Award-winning writer and Applied Communications instructor at the Clearfield County Career and Technology Center Mark Seinfelt of Philipsburg —whose previous works include the nonfiction Final Drafts: Suicides of World-Famous Authors (Readers Subscription Book Club alternate selection; Harvard Book Store recommended title) and the novels Henry Boulanger of Mushannon Town (finalist for the Amazon Breakthrough Novel, 2008; Pinnacle Book Achievement Award- winner in historical fiction, 2010), Symphonie Fantastique (Honorable Mention, Amsterdam International Book Festival, 2016), and Baldr and Beatrice (Honorable Mention, Hollywood Book Festival, 2018) recently published his fifth book, a hybrid work of fiction and nonfiction, A Meal for a Minotaur and Five Companion Essays.

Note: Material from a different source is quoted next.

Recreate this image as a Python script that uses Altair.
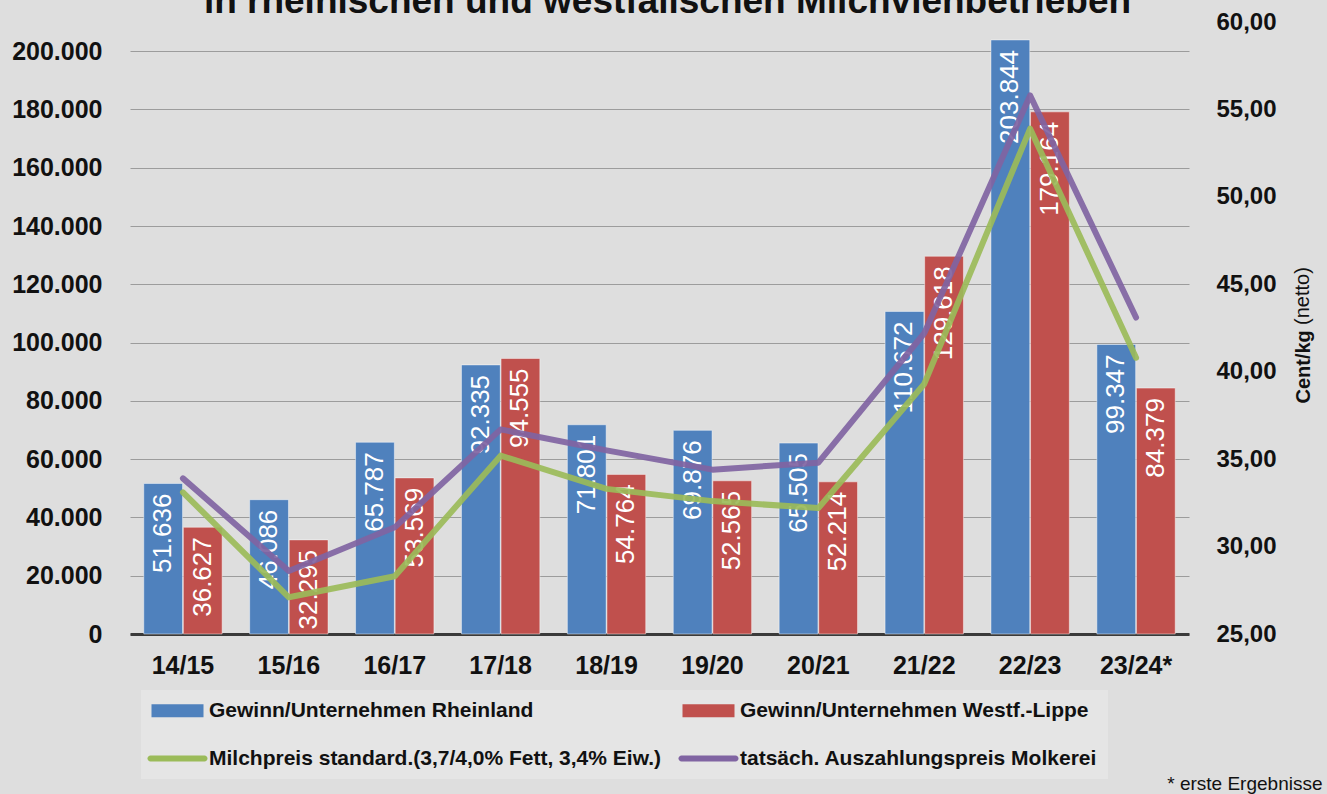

A Meal for a Minotaur is a novel, more precisely a Bildungsroman or novel of education. It deals with the spiritual education of its protagonist the Greek hero Theseus at the hands of his one-time victim Helen of Troy, whom, or so the story goes (Theseus himself can’t remember), Theseus kidnapped and deflowered as a small girl.
The grown, goddess-like Helen—who reverts from time to time into a not-so-very-innocent child—becomes a second Ariadne for the now aged hero. Every bit as much a victim as her predecessor, the Cretan princess, she nonetheless points and directs her erstwhile corruptor’s way through a stupendous new labyrinth, far more twisted and complex than the dreaded maze of Minos which Theseus threaded as a boy with Ariadne’s assistance.
As A Meal for a Minotaur commences, the setting of the novel is initially hazy and unclear, but soon the reader comes to understand that the novel unfolds and takes place in the mystical and numinous space of maternal origins, a locality or “egg” which exists outside of linear time and which is identified with both Plato’s pleroma and Goethe’s subterranean “realm of the Mothers” in “Faust, Part Two”—a womb of possibility and pure consciousness where opposites meet, where knowledge and memory are enhanced and constricted at the same time, where simultaneously all things pass without precise boundaries into one another, and in which all being originates, a sphere the soul returns to again and again between incarnations and where ultimate explanation seems tantalizingly just out of reach.
Theseus’ attitudes and ways of thinking develop and mature, as moving through the pleroma in quest of redemption, he witnesses how a slew of authors down the course of the centuries rework and retell his and Helen’s stories as he strives to avert the terrible fate awaiting the Spartan queen—whom he now considers more a daughter than a future bride—outside of the egg, a destructive destiny that she seems doomed to repeat over and over again for all eternity and for which Theseus seems in part responsible.
Ironically, the great but grievously flawed hero grows more compassionate and more humane as he learns that the inhuman adversary he seeks, a new and more fearsome second Minotaur, is in fact a part of himself, an integral aspect of his own identity, and how we humans all must confront, fight, and conquer the monster within before we can escape hell and gain heaven.
In addition to the novel proper, the volume also includes five companion essays on literature, myth, music and morality which provide further insight into the preceding fiction (together serving as a clew to the labyrinth, as it were), including “Empedocles’ Final Draft” in which the author returns to the subject of suicides of world-famous authors, the topic of his first published work Final Drafts in 1999; “The Birth and Investiture of Skanda,” a modern retelling of the demanding and onerous if also rib-tickling conception of the Hindu God of War, the son of the deities Siva and Parvati; “Mud Church Address,” a speech Seinfelt delivered at the Philipsburg landmark in 2019; and “Operation Crossbroch,” an account of the escape of novelist Hermann Broch from post-Anschluss Austria, whose freedom was not won by commandos brandishing machine pistols but by authors (including Thomas Mann and James Joyce) wielding the lancets of their art (Seinfelt portrays Broch as a sort of modern-day Theseus trapped in Nazi hell and the authors who came to his rescue as a collective Herakles).
The book also showcases cover art from Philipsburg artist Mary Beth (Murphy) Myers and benefited from the contributions of one of Seinfelt’s students at CCCTC, Noah Baker, a graduate of the CCCTC’s Information Technology program whose instructor Jerome Mick is a graduate of South Hills/Philipsburg,) who helped Seinfelt prepare the text for submission to Kindle Direct Publishing, and Shannon Dawson of Philipsburg whom Seinfelt credits as being his creative sounding board for the project and who persuaded him to add a glossary to the volume, which Seinfelt says readers will find helpful and illuminating.